▶ **Objective**
Using the listing below, please gather every line containing the word "image".

## begin Data in this exercise

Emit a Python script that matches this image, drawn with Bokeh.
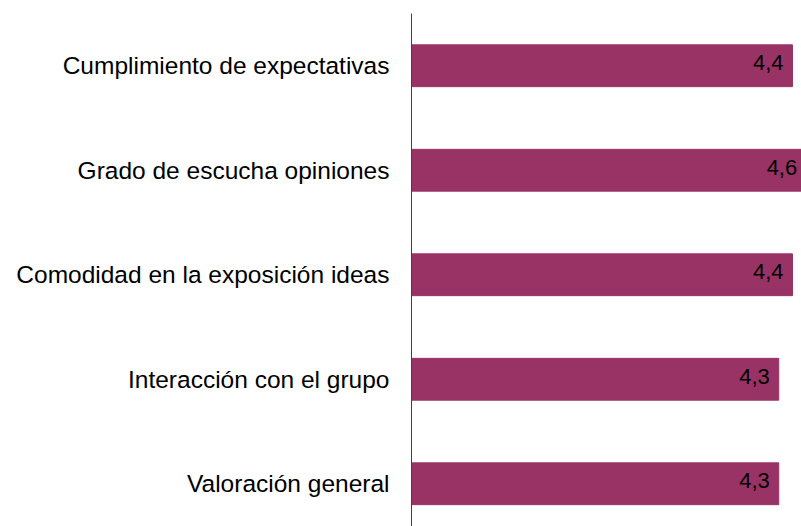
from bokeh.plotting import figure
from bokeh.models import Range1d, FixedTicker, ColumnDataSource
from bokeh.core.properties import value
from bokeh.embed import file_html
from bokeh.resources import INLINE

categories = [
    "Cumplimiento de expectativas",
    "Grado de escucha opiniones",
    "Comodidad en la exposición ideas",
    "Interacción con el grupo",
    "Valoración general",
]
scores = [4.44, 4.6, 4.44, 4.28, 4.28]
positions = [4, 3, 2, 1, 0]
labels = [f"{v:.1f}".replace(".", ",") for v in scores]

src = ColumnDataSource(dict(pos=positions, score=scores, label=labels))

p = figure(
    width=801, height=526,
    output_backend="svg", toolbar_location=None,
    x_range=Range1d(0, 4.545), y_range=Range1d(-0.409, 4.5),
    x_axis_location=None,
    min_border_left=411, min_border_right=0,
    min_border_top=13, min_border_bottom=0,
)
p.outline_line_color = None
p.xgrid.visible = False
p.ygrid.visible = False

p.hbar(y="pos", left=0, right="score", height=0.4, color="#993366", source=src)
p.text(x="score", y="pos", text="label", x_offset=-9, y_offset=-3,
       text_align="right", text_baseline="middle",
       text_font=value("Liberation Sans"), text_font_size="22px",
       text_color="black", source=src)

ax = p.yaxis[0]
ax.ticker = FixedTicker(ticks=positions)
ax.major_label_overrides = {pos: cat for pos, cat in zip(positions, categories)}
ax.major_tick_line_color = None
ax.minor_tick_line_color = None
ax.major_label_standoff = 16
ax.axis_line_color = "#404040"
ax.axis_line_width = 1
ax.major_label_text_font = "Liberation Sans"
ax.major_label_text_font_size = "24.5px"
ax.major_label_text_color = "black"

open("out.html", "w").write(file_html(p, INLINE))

## end Data in this exercise
## begin Data in this exercise

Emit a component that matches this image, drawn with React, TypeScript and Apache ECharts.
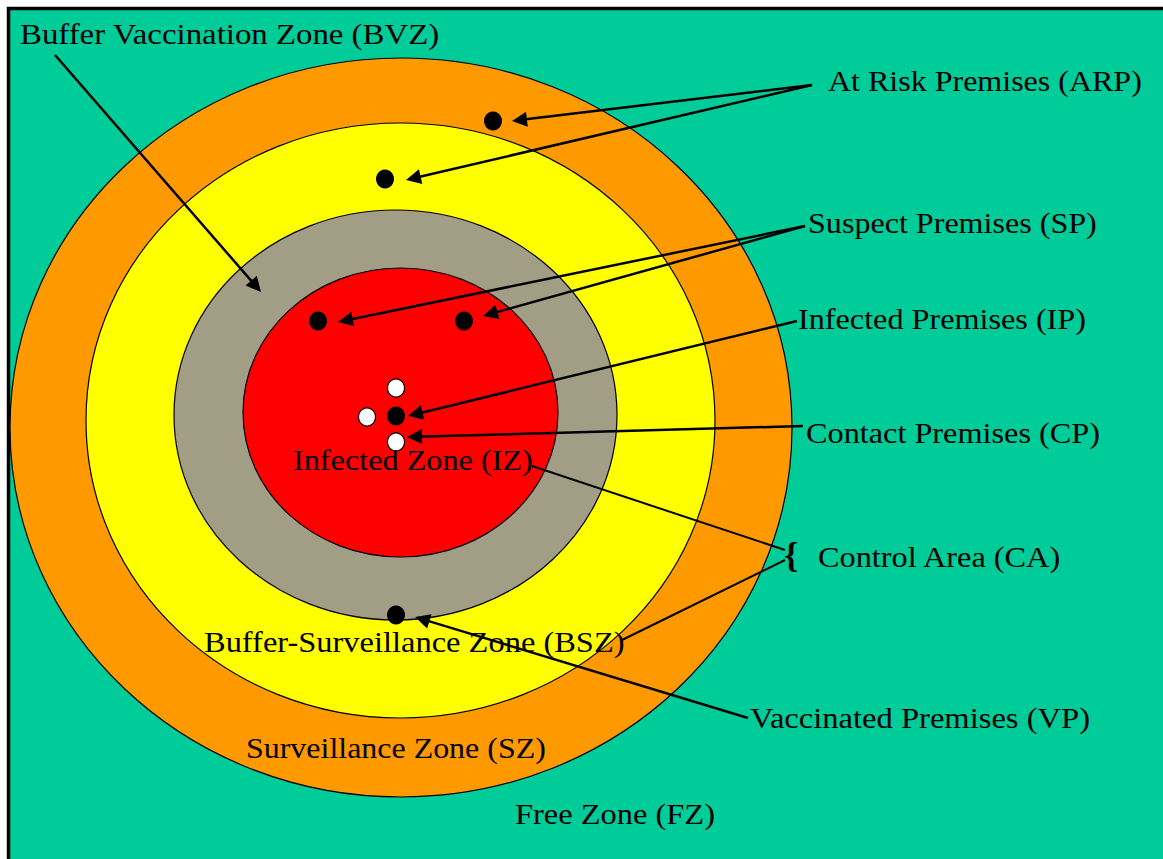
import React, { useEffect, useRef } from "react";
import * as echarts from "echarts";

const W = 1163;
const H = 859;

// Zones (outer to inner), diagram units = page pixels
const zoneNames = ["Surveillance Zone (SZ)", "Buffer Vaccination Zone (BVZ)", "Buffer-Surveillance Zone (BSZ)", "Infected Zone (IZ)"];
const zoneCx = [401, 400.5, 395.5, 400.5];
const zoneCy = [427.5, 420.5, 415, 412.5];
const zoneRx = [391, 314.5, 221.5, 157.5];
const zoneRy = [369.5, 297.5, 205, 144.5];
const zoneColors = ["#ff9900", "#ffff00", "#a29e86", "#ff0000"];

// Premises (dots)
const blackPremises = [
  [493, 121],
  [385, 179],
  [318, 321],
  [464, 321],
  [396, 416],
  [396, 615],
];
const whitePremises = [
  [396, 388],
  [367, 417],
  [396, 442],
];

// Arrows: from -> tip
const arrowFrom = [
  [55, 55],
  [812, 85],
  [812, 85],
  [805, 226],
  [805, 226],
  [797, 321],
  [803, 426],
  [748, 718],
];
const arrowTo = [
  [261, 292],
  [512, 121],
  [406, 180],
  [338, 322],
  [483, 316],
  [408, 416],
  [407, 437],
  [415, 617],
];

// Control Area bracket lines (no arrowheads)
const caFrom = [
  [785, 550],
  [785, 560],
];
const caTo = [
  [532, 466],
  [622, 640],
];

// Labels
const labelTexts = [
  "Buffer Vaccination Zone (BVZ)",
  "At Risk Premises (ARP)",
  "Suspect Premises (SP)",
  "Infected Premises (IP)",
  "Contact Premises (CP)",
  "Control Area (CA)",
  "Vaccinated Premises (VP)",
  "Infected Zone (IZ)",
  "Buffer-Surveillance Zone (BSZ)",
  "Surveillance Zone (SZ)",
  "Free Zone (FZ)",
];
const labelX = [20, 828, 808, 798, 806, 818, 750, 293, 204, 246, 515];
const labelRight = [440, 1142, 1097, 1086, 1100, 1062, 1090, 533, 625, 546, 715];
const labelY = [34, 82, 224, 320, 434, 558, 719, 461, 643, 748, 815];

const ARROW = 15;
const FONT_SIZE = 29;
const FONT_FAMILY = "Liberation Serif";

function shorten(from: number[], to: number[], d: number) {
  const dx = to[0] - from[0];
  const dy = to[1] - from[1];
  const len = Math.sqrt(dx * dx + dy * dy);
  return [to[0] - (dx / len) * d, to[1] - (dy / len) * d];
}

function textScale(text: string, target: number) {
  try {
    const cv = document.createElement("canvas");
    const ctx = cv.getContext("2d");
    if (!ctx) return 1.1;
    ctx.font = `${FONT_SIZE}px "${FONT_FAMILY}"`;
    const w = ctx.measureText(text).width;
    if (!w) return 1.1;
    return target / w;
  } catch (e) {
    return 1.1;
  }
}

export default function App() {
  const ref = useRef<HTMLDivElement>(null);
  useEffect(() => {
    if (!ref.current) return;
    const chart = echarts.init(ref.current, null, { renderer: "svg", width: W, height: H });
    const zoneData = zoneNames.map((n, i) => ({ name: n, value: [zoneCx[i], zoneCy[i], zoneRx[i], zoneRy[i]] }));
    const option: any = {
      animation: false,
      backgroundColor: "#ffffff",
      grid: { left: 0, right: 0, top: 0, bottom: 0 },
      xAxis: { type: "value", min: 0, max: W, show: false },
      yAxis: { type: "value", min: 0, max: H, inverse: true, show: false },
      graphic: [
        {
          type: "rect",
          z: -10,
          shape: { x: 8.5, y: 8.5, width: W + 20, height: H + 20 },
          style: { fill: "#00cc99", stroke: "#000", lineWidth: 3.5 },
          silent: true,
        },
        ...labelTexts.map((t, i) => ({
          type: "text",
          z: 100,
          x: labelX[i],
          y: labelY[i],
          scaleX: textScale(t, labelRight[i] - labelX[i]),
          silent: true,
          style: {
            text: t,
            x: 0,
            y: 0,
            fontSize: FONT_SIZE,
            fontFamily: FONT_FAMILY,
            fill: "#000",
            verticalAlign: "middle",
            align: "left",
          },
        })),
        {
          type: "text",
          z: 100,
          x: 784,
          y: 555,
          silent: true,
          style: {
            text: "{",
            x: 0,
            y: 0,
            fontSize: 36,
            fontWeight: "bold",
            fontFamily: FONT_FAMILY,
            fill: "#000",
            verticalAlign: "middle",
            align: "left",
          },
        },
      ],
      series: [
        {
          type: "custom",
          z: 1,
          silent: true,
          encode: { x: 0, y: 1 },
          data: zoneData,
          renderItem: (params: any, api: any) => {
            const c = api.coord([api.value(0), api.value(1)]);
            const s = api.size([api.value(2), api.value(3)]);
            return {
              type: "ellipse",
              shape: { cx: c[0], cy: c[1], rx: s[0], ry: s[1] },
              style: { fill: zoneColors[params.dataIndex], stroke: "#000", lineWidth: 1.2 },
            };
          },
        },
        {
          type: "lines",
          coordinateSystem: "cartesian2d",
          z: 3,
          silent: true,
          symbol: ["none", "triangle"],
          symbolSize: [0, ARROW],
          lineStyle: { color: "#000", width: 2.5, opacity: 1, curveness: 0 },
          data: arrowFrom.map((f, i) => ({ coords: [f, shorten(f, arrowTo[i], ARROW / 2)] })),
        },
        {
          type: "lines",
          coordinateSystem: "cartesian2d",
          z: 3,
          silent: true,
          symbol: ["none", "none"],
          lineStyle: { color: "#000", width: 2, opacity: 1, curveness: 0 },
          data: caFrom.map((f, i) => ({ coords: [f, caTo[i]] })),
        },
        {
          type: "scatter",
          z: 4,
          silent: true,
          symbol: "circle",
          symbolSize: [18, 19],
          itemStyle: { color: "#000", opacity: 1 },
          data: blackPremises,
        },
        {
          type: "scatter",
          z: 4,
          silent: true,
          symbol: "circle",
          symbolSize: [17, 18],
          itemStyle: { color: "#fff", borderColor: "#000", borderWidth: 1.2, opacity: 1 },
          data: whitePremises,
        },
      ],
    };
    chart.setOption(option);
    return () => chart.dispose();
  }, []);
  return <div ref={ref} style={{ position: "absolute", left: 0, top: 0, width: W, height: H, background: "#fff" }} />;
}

## end Data in this exercise

▶ **Solution**
Emit a Python script that matches this image, drawn with Bokeh.
Emit a component that matches this image, drawn with React, TypeScript and Apache ECharts.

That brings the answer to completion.